--- COLLECTED DATA ---
- - -
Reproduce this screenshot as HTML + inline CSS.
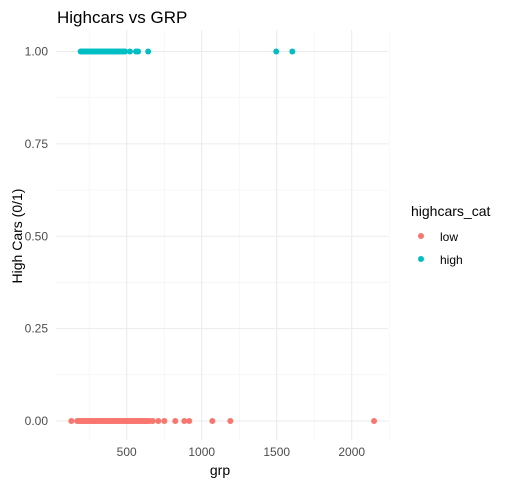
<!DOCTYPE html>
<html><head><meta charset="utf-8"><style>
body{margin:0;background:#fff;}
svg{display:block;font-family:"Liberation Sans",sans-serif;}
</style></head><body>
<svg id="chart" width="510" height="484">
<text x="57" y="23" font-size="17" fill="#000">Highcars vs GRP</text>
<g id="grid"></g>
<g id="pts"></g>
<g id="axes"></g>
<text x="220" y="475" font-size="14" fill="#000" text-anchor="middle">grp</text>
<text transform="translate(22,236) rotate(-90)" font-size="14" fill="#000" text-anchor="middle">High Cars (0/1)</text>
<g>
<text x="411" y="216" font-size="14" fill="#000">highcars_cat</text>
<g><circle cx="421" cy="236" r="3" fill="#F8766D"/><text x="440" y="241" font-size="12" fill="#000">low</text></g>
<g><circle cx="421" cy="259" r="3" fill="#00BFC4"/><text x="440" y="264" font-size="12" fill="#000">high</text></g>
</g>
</svg>
<script>
const xTicks=[500,1000,1500,2000];
const yTicks=[0,0.25,0.5,0.75,1];
const yLabels=["0.00","0.25","0.50","0.75","1.00"];
const lowValues=[131,170,180,190,200,210,220,230,240,250,260,270,280,290,300,310,320,330,340,350,360,370,380,390,400,410,420,430,440,450,460,470,480,490,500,510,520,530,540,550,560,570,580,590,600,610,620,630,640,655,673,711,751,824,884,917,1071,1191,2149];
const highValues=[193,200,210,220,230,240,250,260,270,280,290,300,310,320,330,340,350,360,370,380,390,400,410,420,430,440,450,460,470,480,489,522,562,576,643,1497,1604];
const svg=document.getElementById('chart');
const NS='http://www.w3.org/2000/svg';
const L=56,R=388,T=30,B=440;
function xs(v){return 126.7+(v-500)*0.15;}
function ys(v){return 421-v*369.5;}
function el(t,a,p){const e=document.createElementNS(NS,t);for(const k in a)e.setAttribute(k,a[k]);p.appendChild(e);return e;}
const grid=document.getElementById('grid');
// minor x
for(let i=0;i<xTicks.length;i++){const m=xTicks[i]-250;const g=el('line',{x1:xs(m),x2:xs(m),y1:T,y2:B,stroke:'#f2f2f2','stroke-width':0.6},grid);}
const mlast=xTicks[xTicks.length-1]+250;
const gl=el('line',{x1:xs(mlast),x2:xs(mlast),y1:T,y2:B,stroke:'#f2f2f2','stroke-width':0.6},grid);


for(let i=0;i<yTicks.length-1;i++){const m=(yTicks[i]+yTicks[i+1])/2;const g=el('line',{x1:L,x2:R,y1:ys(m),y2:ys(m),stroke:'#f2f2f2','stroke-width':0.6},grid);}
const axes=document.getElementById('axes');
xTicks.forEach(v=>{
 const g=el('line',{x1:xs(v),x2:xs(v),y1:T,y2:B,stroke:'#ebebeb','stroke-width':1.1},grid);
 
 
 const t=el('text',{x:xs(v),y:456,'font-size':12,fill:'#4d4d4d','text-anchor':'middle'},axes);
 t.textContent=v;
 
 
});
yTicks.forEach((v,i)=>{
 const g=el('line',{x1:L,x2:R,y1:ys(v),y2:ys(v),stroke:'#ebebeb','stroke-width':1.1},grid);
 
 
 const t=el('text',{x:48,y:ys(v)+4,'font-size':12,fill:'#4d4d4d','text-anchor':'end'},axes);
 t.textContent=yLabels[i];
 
 
});
const pts=document.getElementById('pts');
lowValues.forEach(v=>{
 const c=el('circle',{cx:xs(v),cy:ys(0),r:3,fill:'#F8766D'},pts);
 
 
});
highValues.forEach(v=>{
 const c=el('circle',{cx:xs(v),cy:ys(1),r:3,fill:'#00BFC4'},pts);
 
 
});
</script>
</body></html>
- - -
--- CHALLENGE ---
Set the pictures aside and transcribe the data above exactly.

--- SOLUTION TO THIS EXERCISE ---
Reproduce this screenshot as HTML + inline CSS.
<!DOCTYPE html>
<html><head><meta charset="utf-8"><style>
body{margin:0;background:#fff;}
svg{display:block;font-family:"Liberation Sans",sans-serif;}
</style></head><body>
<svg id="chart" width="510" height="484">
<text x="57" y="23" font-size="17" fill="#000">Highcars vs GRP</text>
<g id="grid"></g>
<g id="pts"></g>
<g id="axes"></g>
<text x="220" y="475" font-size="14" fill="#000" text-anchor="middle">grp</text>
<text transform="translate(22,236) rotate(-90)" font-size="14" fill="#000" text-anchor="middle">High Cars (0/1)</text>
<g>
<text x="411" y="216" font-size="14" fill="#000">highcars_cat</text>
<g><circle cx="421" cy="236" r="3" fill="#F8766D"/><text x="440" y="241" font-size="12" fill="#000">low</text></g>
<g><circle cx="421" cy="259" r="3" fill="#00BFC4"/><text x="440" y="264" font-size="12" fill="#000">high</text></g>
</g>
</svg>
<script>
const xTicks=[500,1000,1500,2000];
const yTicks=[0,0.25,0.5,0.75,1];
const yLabels=["0.00","0.25","0.50","0.75","1.00"];
const lowValues=[131,170,180,190,200,210,220,230,240,250,260,270,280,290,300,310,320,330,340,350,360,370,380,390,400,410,420,430,440,450,460,470,480,490,500,510,520,530,540,550,560,570,580,590,600,610,620,630,640,655,673,711,751,824,884,917,1071,1191,2149];
const highValues=[193,200,210,220,230,240,250,260,270,280,290,300,310,320,330,340,350,360,370,380,390,400,410,420,430,440,450,460,470,480,489,522,562,576,643,1497,1604];
const svg=document.getElementById('chart');
const NS='http://www.w3.org/2000/svg';
const L=56,R=388,T=30,B=440;
function xs(v){return 126.7+(v-500)*0.15;}
function ys(v){return 421-v*369.5;}
function el(t,a,p){const e=document.createElementNS(NS,t);for(const k in a)e.setAttribute(k,a[k]);p.appendChild(e);return e;}
const grid=document.getElementById('grid');
// minor x
for(let i=0;i<xTicks.length;i++){const m=xTicks[i]-250;const g=el('line',{x1:xs(m),x2:xs(m),y1:T,y2:B,stroke:'#f2f2f2','stroke-width':0.6},grid);}
const mlast=xTicks[xTicks.length-1]+250;
const gl=el('line',{x1:xs(mlast),x2:xs(mlast),y1:T,y2:B,stroke:'#f2f2f2','stroke-width':0.6},grid);


for(let i=0;i<yTicks.length-1;i++){const m=(yTicks[i]+yTicks[i+1])/2;const g=el('line',{x1:L,x2:R,y1:ys(m),y2:ys(m),stroke:'#f2f2f2','stroke-width':0.6},grid);}
const axes=document.getElementById('axes');
xTicks.forEach(v=>{
 const g=el('line',{x1:xs(v),x2:xs(v),y1:T,y2:B,stroke:'#ebebeb','stroke-width':1.1},grid);
 
 
 const t=el('text',{x:xs(v),y:456,'font-size':12,fill:'#4d4d4d','text-anchor':'middle'},axes);
 t.textContent=v;
 
 
});
yTicks.forEach((v,i)=>{
 const g=el('line',{x1:L,x2:R,y1:ys(v),y2:ys(v),stroke:'#ebebeb','stroke-width':1.1},grid);
 
 
 const t=el('text',{x:48,y:ys(v)+4,'font-size':12,fill:'#4d4d4d','text-anchor':'end'},axes);
 t.textContent=yLabels[i];
 
 
});
const pts=document.getElementById('pts');
lowValues.forEach(v=>{
 const c=el('circle',{cx:xs(v),cy:ys(0),r:3,fill:'#F8766D'},pts);
 
 
});
highValues.forEach(v=>{
 const c=el('circle',{cx:xs(v),cy:ys(1),r:3,fill:'#00BFC4'},pts);
 
 
});
</script>
</body></html>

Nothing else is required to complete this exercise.